**** Input for this task ****
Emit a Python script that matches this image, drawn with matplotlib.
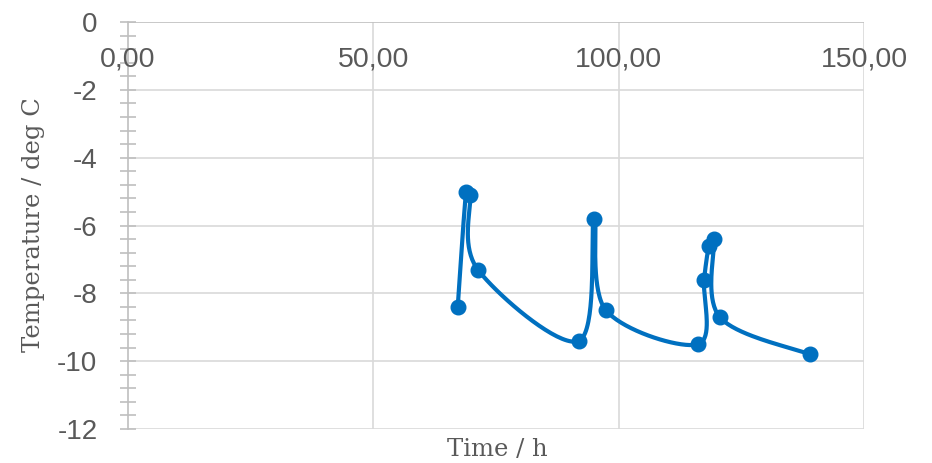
****
**** Input for this task ****
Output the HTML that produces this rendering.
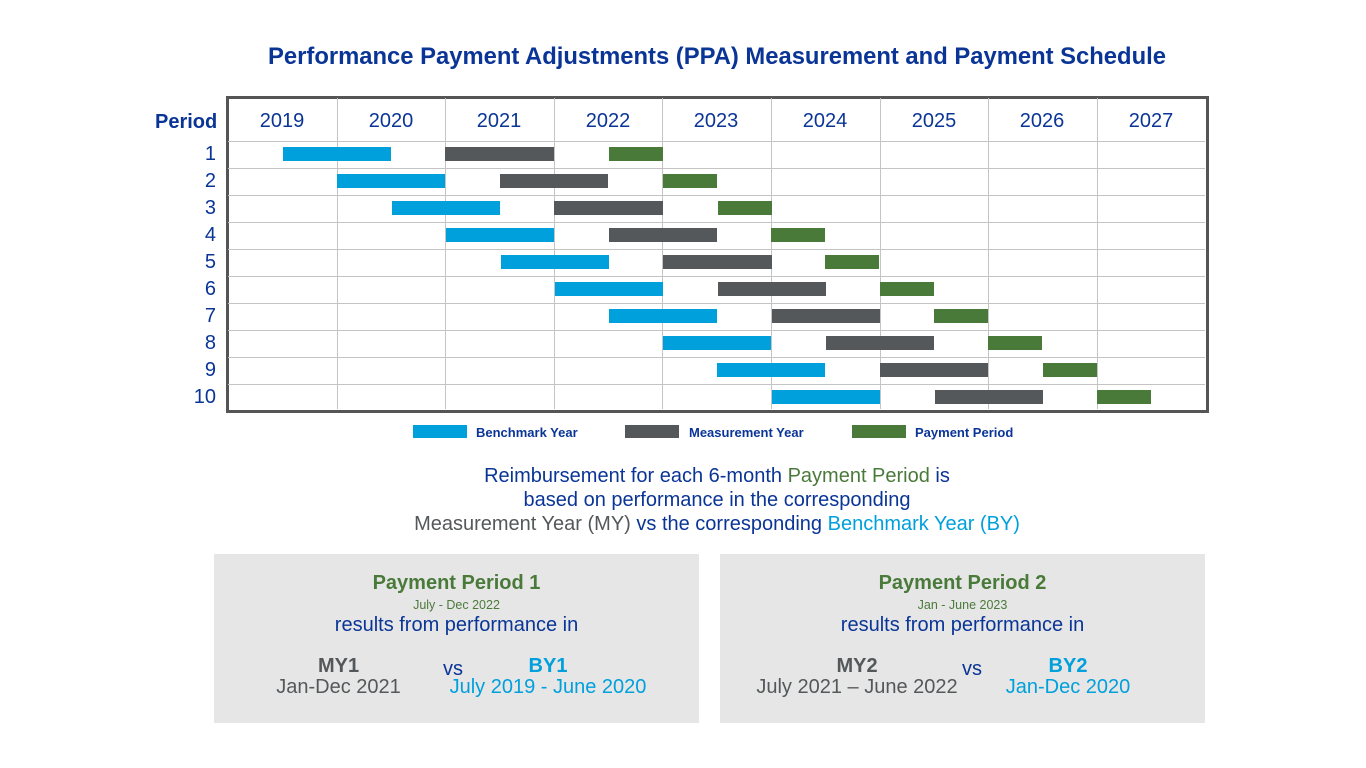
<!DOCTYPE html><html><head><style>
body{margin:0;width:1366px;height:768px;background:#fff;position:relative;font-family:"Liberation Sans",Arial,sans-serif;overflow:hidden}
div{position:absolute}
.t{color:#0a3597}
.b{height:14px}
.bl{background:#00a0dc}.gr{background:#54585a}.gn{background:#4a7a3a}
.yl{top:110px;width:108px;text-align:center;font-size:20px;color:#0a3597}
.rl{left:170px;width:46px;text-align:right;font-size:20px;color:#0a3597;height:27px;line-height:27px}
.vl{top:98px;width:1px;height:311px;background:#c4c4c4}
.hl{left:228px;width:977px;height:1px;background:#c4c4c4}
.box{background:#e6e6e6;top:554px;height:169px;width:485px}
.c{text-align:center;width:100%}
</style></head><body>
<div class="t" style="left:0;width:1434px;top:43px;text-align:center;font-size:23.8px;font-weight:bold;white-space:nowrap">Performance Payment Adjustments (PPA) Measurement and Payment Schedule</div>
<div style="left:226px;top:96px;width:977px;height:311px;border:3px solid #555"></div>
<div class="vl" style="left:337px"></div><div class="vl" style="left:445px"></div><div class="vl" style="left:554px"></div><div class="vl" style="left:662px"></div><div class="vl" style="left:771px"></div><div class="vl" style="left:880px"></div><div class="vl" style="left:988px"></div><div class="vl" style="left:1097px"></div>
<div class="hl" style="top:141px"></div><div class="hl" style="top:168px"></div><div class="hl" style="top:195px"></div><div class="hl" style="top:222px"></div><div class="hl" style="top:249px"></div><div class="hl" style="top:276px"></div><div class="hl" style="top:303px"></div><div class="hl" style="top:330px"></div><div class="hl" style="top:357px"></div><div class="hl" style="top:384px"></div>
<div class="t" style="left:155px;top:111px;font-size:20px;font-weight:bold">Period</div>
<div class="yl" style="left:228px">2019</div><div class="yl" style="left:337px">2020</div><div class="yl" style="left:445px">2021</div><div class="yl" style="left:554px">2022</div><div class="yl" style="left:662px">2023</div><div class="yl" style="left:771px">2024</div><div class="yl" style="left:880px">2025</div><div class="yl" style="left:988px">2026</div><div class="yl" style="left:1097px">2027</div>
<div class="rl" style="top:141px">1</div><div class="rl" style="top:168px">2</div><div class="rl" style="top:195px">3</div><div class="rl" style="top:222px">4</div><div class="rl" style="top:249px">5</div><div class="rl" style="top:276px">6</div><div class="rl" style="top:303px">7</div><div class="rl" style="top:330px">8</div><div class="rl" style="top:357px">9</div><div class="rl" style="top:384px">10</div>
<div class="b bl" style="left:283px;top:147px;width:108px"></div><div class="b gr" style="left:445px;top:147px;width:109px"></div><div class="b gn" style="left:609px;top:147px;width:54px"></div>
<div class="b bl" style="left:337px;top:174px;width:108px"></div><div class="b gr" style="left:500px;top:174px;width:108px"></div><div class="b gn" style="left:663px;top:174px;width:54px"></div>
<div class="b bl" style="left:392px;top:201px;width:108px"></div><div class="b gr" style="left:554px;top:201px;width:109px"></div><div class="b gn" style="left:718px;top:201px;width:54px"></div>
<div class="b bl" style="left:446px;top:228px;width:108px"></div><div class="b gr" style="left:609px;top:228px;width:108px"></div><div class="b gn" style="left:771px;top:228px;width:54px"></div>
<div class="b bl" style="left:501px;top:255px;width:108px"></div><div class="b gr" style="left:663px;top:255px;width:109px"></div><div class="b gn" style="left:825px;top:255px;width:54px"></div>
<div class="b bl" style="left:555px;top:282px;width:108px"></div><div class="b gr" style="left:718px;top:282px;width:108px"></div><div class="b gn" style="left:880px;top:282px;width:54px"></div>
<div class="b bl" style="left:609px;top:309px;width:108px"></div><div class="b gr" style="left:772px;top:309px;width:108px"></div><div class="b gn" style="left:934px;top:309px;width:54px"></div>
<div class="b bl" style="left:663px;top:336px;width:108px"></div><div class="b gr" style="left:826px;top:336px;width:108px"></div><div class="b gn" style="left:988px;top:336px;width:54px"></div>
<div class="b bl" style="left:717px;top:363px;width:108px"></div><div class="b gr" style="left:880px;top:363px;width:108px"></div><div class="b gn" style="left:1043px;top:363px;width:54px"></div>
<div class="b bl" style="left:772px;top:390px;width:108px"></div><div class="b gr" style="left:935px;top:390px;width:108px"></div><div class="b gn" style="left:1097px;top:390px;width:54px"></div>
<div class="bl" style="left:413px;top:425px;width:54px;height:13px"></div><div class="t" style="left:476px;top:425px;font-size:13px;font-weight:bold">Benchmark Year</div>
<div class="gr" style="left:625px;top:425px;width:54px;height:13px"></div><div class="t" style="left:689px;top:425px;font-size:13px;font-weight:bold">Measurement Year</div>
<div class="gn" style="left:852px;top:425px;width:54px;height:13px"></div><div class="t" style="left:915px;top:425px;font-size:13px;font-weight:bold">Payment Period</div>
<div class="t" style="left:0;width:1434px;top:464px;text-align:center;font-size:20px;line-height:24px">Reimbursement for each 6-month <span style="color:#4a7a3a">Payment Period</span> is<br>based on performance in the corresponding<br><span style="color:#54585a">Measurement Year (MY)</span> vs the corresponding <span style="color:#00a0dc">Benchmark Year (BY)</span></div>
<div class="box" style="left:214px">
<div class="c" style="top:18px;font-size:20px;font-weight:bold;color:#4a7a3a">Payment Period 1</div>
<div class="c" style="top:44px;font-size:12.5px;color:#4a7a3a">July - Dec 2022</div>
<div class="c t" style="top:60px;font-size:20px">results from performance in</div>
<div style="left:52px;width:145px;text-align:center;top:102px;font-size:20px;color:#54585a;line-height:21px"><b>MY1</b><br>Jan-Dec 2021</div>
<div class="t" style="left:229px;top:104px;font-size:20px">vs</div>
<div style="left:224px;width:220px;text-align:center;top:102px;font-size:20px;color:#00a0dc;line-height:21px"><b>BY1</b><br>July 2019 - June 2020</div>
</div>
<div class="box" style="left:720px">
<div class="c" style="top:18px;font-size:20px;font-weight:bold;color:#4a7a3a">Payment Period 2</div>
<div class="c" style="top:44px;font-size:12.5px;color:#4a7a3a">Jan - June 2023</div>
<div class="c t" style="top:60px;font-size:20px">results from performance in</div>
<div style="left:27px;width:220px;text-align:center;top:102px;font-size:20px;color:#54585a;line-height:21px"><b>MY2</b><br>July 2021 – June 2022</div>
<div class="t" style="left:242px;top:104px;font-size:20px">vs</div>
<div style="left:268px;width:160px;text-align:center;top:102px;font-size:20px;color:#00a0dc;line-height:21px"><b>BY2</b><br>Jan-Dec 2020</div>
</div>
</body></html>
****
▶ Work to be completed
Lines containing the string "that" are to be selected and copied.

▶ Answer for this exercise
Emit a Python script that matches this image, drawn with matplotlib.
Output the HTML that produces this rendering.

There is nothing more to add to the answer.